The objective of this study was to evaluate the safety impacts of increasing the speed limit from 55 mph to 60 mph on two-lane, two-way state highway road segments in Minnesota. An empirical Bayes (EB) before-after analysis was used to estimate Crash Modification factors (CMFs) for both segments and intersections. The segment analysis showed a 7 percent increase in total crashes that was statistically significant, alongside insignificant increases/decreases in injury, run off road, and head on crashes. The range of most of the segment CMFs hovered close to 1 (essentially meaning that the crashes either remained unchanged or the change was minor). The intersection analysis was split into two groups (all traffic control types and thru stop control only). The aggregate CMFs for all intersections within these two groups show that most of the CMFs hovered close to 1. Analysis was also performed on four subgroups (3- and 4-leg, lighting/no lighting) within the two main intersection groups. Disaggregating the intersections into further groups led to smaller sample sizes that led to higher standard errors showing a widespread range of CMFs around 1 for the individual crash types and severities. The aggregate analysis conducted using all the segment and intersection data showed very minor increase/decrease in the total and injury crashes.
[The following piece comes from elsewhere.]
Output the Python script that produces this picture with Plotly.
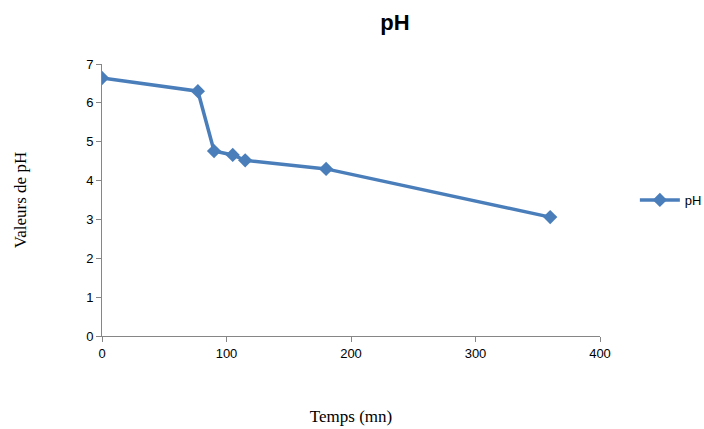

This aggregate result along with before and after operating speed data from another Minnesota Department of Transportation (2019) study showing that the 85th percentile operating speed remained the same and that the mean operating speeds increased by 1 mph following the speed limit increase can lead to a conclusion that the speed limit increase from 55 mph to 60 mph had a very minor to no effect on total and injury crashes or operating speeds.